→ **Task instructions**:
Without the pictures, repeat the listing character for character.

═══ Data

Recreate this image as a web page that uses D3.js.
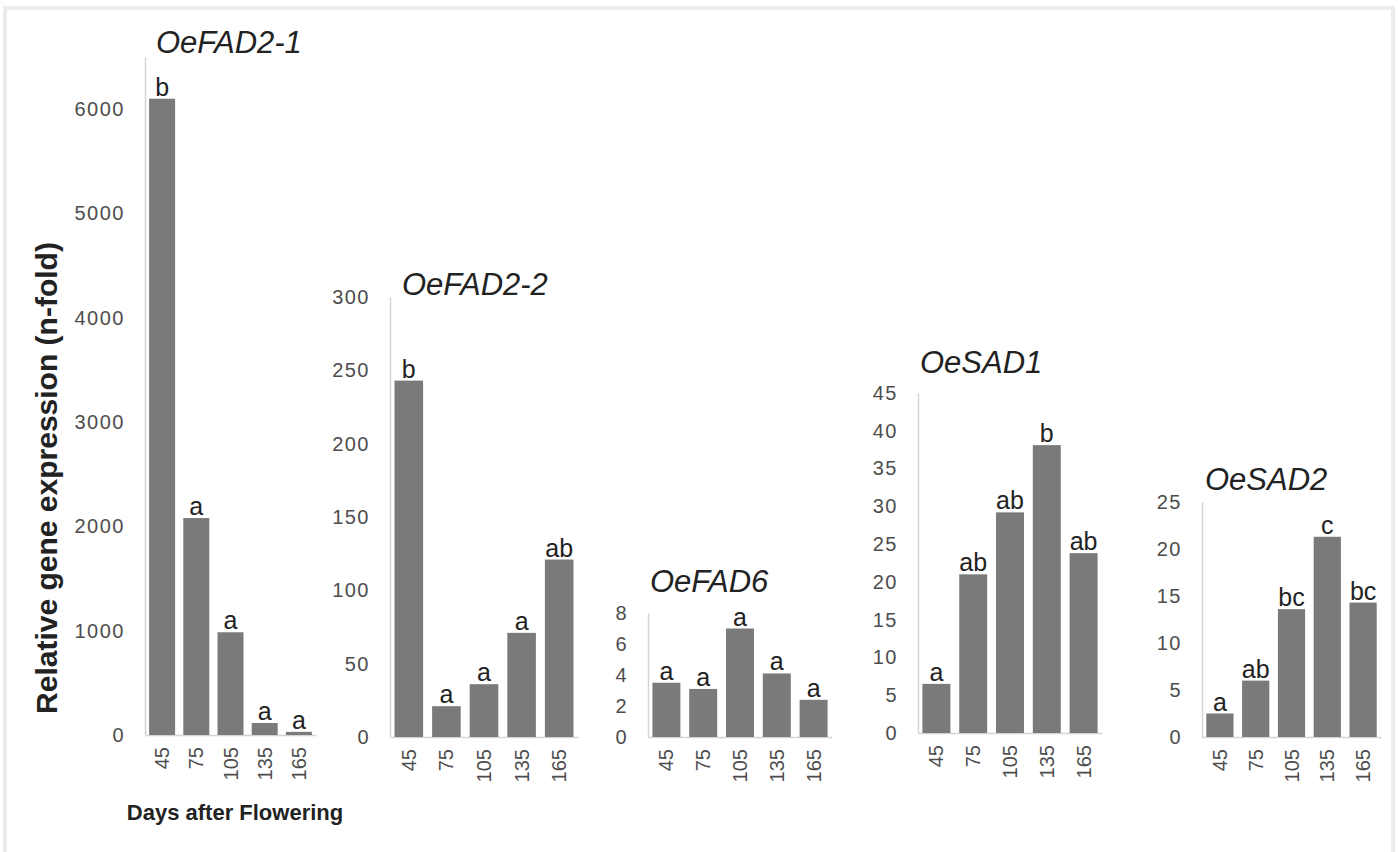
<!doctype html>
<html>
<head>
	<script src="https://d3js.org/d3.v7.min.js"></script>
</head>
<body style="margin: 0; background-color: white;">
	<div id="my_dataviz"></div>
	<script>
		// data
		var days = ["45", "75", "105", "135", "165"];
		var genes = ["OeFAD2-1", "OeFAD2-2", "OeFAD6", "OeSAD1", "OeSAD2"];

		var fad21 = [6100, 2080, 985, 115, 30];
		var fad22 = [243, 21, 36, 71, 121];
		var fad6 = [3.5, 3.1, 7.0, 4.1, 2.4];
		var sad1 = [6.5, 21, 29.2, 38.1, 23.8];
		var sad2 = [2.5, 6.0, 13.6, 21.3, 14.3];

		var fad21Letters = ["b", "a", "a", "a", "a"];
		var fad22Letters = ["b", "a", "a", "a", "ab"];
		var fad6Letters = ["a", "a", "a", "a", "a"];
		var sad1Letters = ["a", "ab", "ab", "b", "ab"];
		var sad2Letters = ["a", "ab", "bc", "c", "bc"];

		var fad21Ticks = [0, 1000, 2000, 3000, 4000, 5000, 6000];
		var fad22Ticks = [0, 50, 100, 150, 200, 250, 300];
		var fad6Ticks = [0, 2, 4, 6, 8];
		var sad1Ticks = [0, 5, 10, 15, 20, 25, 30, 35, 40, 45];
		var sad2Ticks = [0, 5, 10, 15, 20, 25];

		var values = [fad21, fad22, fad6, sad1, sad2];
		var letters = [fad21Letters, fad22Letters, fad6Letters, sad1Letters, sad2Letters];
		var ticks = [fad21Ticks, fad22Ticks, fad6Ticks, sad1Ticks, sad2Ticks];
		var yMax = [6500, 300, 8, 45, 25];

		// panel placement on the page
		var panels = [
			{x0: 145, x1: 316, base: 735, top: 57, tx: 156, ty: 53},
			{x0: 390, x1: 578, base: 737, top: 297, tx: 402, ty: 295},
			{x0: 648, x1: 832, base: 737, top: 613, tx: 650, ty: 592},
			{x0: 918, x1: 1102, base: 733, top: 393, tx: 920, ty: 373},
			{x0: 1202, x1: 1381, base: 737, top: 502, tx: 1205, ty: 490}
		];

		var W = 1398, H = 852;
		var font = "Liberation Sans, Arial, Helvetica, sans-serif";

		var svg = d3.select("#my_dataviz")
		  .append("svg")
			.attr("width", W)
			.attr("height", H)
			.style("display", "block");

		// faint frame round the figure
		svg.append("rect")
			.attr("x", 5).attr("y", 8)
			.attr("width", 1388).attr("height", 900)
			.attr("fill", "none")
			.attr("stroke", "#ececec")
			.attr("stroke-width", 4);

		panels.forEach(function(p, i) {
			var x = d3.scaleBand()
				.domain(days)
				.range([p.x0, p.x1])
				.paddingInner(0.24)
				.paddingOuter(0.12);
			var y = d3.scaleLinear()
				.domain([0, yMax[i]])
				.range([p.base, p.top]);

			var g = svg.append("g");

			// y axis
			var ya = g.append("g")
				.attr("transform", "translate(" + p.x0 + ",0)")
				.call(d3.axisLeft(y).tickValues(ticks[i]).tickFormat(d3.format("d")).tickSize(0).tickPadding(20));
			ya.select(".domain").attr("stroke", "#d4d4d4").attr("stroke-width", 1.5);
			ya.selectAll("text")
				.style("font-family", font)
				.style("font-size", "20px")
				.style("letter-spacing", "1.5px")
				.attr("fill", "#4d4d4d");

			// x axis
			var xa = g.append("g")
				.attr("transform", "translate(0," + p.base + ")")
				.call(d3.axisBottom(x).tickSize(0).tickSizeOuter(0));
			xa.select(".domain").attr("stroke", "#d4d4d4").attr("stroke-width", 1.5);
			xa.selectAll("text")
				.attr("transform", "rotate(-90)")
				.attr("text-anchor", "end")
				.attr("x", -12)
				.attr("y", 0)
				.attr("dy", "0.35em")
				.style("font-family", font)
				.style("font-size", "20px")
				.attr("fill", "#4d4d4d");

			var rows = days.map(function(d, j) { return {day: d, v: values[i][j], l: letters[i][j]}; });

			// bars
			g.selectAll("rect.bar")
				.data(rows)
				.enter()
				.append("rect")
				  .attr("class", "bar")
				  .attr("x", function(d) { return x(d.day); })
				  .attr("width", x.bandwidth())
				  .attr("y", function(d) { return y(d.v); })
				  .attr("height", function(d) { return p.base - y(d.v); })
				  .attr("fill", "#7a7a7a");

			// significance letters
			g.selectAll("text.lbl")
				.data(rows)
				.enter()
				.append("text")
				  .attr("class", "lbl")
				  .attr("x", function(d) { return x(d.day) + x.bandwidth() / 2; })
				  .attr("y", function(d) { return y(d.v) - 3; })
				  .attr("text-anchor", "middle")
				  .style("font-family", font)
				  .style("font-size", "25px")
				  .attr("fill", "#222")
				  .text(function(d) { return d.l; });

			// gene title
			g.append("text")
				.attr("x", p.tx)
				.attr("y", p.ty)
				.style("font-family", font)
				.style("font-size", "31px")
				.style("font-style", "italic")
				.attr("fill", "#222")
				.text(genes[i]);
		});

		// axis titles
		svg.append("text")
			.attr("transform", "translate(57,478) rotate(-90)")
			.attr("text-anchor", "middle")
			.style("font-family", font)
			.style("font-size", "30px")
			.style("font-weight", "bold")
			.attr("fill", "#222")
			.text("Relative gene expression (n-fold)");

		svg.append("text")
			.attr("x", 235)
			.attr("y", 820)
			.attr("text-anchor", "middle")
			.style("font-family", font)
			.style("font-size", "22px")
			.style("font-weight", "bold")
			.attr("fill", "#222")
			.text("Days after Flowering");
	</script>
</body>
</html>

══════

→ **Answer below**:
Recreate this image as a web page that uses D3.js.
<!doctype html>
<html>
<head>
	<script src="https://d3js.org/d3.v7.min.js"></script>
</head>
<body style="margin: 0; background-color: white;">
	<div id="my_dataviz"></div>
	<script>
		// data
		var days = ["45", "75", "105", "135", "165"];
		var genes = ["OeFAD2-1", "OeFAD2-2", "OeFAD6", "OeSAD1", "OeSAD2"];

		var fad21 = [6100, 2080, 985, 115, 30];
		var fad22 = [243, 21, 36, 71, 121];
		var fad6 = [3.5, 3.1, 7.0, 4.1, 2.4];
		var sad1 = [6.5, 21, 29.2, 38.1, 23.8];
		var sad2 = [2.5, 6.0, 13.6, 21.3, 14.3];

		var fad21Letters = ["b", "a", "a", "a", "a"];
		var fad22Letters = ["b", "a", "a", "a", "ab"];
		var fad6Letters = ["a", "a", "a", "a", "a"];
		var sad1Letters = ["a", "ab", "ab", "b", "ab"];
		var sad2Letters = ["a", "ab", "bc", "c", "bc"];

		var fad21Ticks = [0, 1000, 2000, 3000, 4000, 5000, 6000];
		var fad22Ticks = [0, 50, 100, 150, 200, 250, 300];
		var fad6Ticks = [0, 2, 4, 6, 8];
		var sad1Ticks = [0, 5, 10, 15, 20, 25, 30, 35, 40, 45];
		var sad2Ticks = [0, 5, 10, 15, 20, 25];

		var values = [fad21, fad22, fad6, sad1, sad2];
		var letters = [fad21Letters, fad22Letters, fad6Letters, sad1Letters, sad2Letters];
		var ticks = [fad21Ticks, fad22Ticks, fad6Ticks, sad1Ticks, sad2Ticks];
		var yMax = [6500, 300, 8, 45, 25];

		// panel placement on the page
		var panels = [
			{x0: 145, x1: 316, base: 735, top: 57, tx: 156, ty: 53},
			{x0: 390, x1: 578, base: 737, top: 297, tx: 402, ty: 295},
			{x0: 648, x1: 832, base: 737, top: 613, tx: 650, ty: 592},
			{x0: 918, x1: 1102, base: 733, top: 393, tx: 920, ty: 373},
			{x0: 1202, x1: 1381, base: 737, top: 502, tx: 1205, ty: 490}
		];

		var W = 1398, H = 852;
		var font = "Liberation Sans, Arial, Helvetica, sans-serif";

		var svg = d3.select("#my_dataviz")
		  .append("svg")
			.attr("width", W)
			.attr("height", H)
			.style("display", "block");

		// faint frame round the figure
		svg.append("rect")
			.attr("x", 5).attr("y", 8)
			.attr("width", 1388).attr("height", 900)
			.attr("fill", "none")
			.attr("stroke", "#ececec")
			.attr("stroke-width", 4);

		panels.forEach(function(p, i) {
			var x = d3.scaleBand()
				.domain(days)
				.range([p.x0, p.x1])
				.paddingInner(0.24)
				.paddingOuter(0.12);
			var y = d3.scaleLinear()
				.domain([0, yMax[i]])
				.range([p.base, p.top]);

			var g = svg.append("g");

			// y axis
			var ya = g.append("g")
				.attr("transform", "translate(" + p.x0 + ",0)")
				.call(d3.axisLeft(y).tickValues(ticks[i]).tickFormat(d3.format("d")).tickSize(0).tickPadding(20));
			ya.select(".domain").attr("stroke", "#d4d4d4").attr("stroke-width", 1.5);
			ya.selectAll("text")
				.style("font-family", font)
				.style("font-size", "20px")
				.style("letter-spacing", "1.5px")
				.attr("fill", "#4d4d4d");

			// x axis
			var xa = g.append("g")
				.attr("transform", "translate(0," + p.base + ")")
				.call(d3.axisBottom(x).tickSize(0).tickSizeOuter(0));
			xa.select(".domain").attr("stroke", "#d4d4d4").attr("stroke-width", 1.5);
			xa.selectAll("text")
				.attr("transform", "rotate(-90)")
				.attr("text-anchor", "end")
				.attr("x", -12)
				.attr("y", 0)
				.attr("dy", "0.35em")
				.style("font-family", font)
				.style("font-size", "20px")
				.attr("fill", "#4d4d4d");

			var rows = days.map(function(d, j) { return {day: d, v: values[i][j], l: letters[i][j]}; });

			// bars
			g.selectAll("rect.bar")
				.data(rows)
				.enter()
				.append("rect")
				  .attr("class", "bar")
				  .attr("x", function(d) { return x(d.day); })
				  .attr("width", x.bandwidth())
				  .attr("y", function(d) { return y(d.v); })
				  .attr("height", function(d) { return p.base - y(d.v); })
				  .attr("fill", "#7a7a7a");

			// significance letters
			g.selectAll("text.lbl")
				.data(rows)
				.enter()
				.append("text")
				  .attr("class", "lbl")
				  .attr("x", function(d) { return x(d.day) + x.bandwidth() / 2; })
				  .attr("y", function(d) { return y(d.v) - 3; })
				  .attr("text-anchor", "middle")
				  .style("font-family", font)
				  .style("font-size", "25px")
				  .attr("fill", "#222")
				  .text(function(d) { return d.l; });

			// gene title
			g.append("text")
				.attr("x", p.tx)
				.attr("y", p.ty)
				.style("font-family", font)
				.style("font-size", "31px")
				.style("font-style", "italic")
				.attr("fill", "#222")
				.text(genes[i]);
		});

		// axis titles
		svg.append("text")
			.attr("transform", "translate(57,478) rotate(-90)")
			.attr("text-anchor", "middle")
			.style("font-family", font)
			.style("font-size", "30px")
			.style("font-weight", "bold")
			.attr("fill", "#222")
			.text("Relative gene expression (n-fold)");

		svg.append("text")
			.attr("x", 235)
			.attr("y", 820)
			.attr("text-anchor", "middle")
			.style("font-family", font)
			.style("font-size", "22px")
			.style("font-weight", "bold")
			.attr("fill", "#222")
			.text("Days after Flowering");
	</script>
</body>
</html>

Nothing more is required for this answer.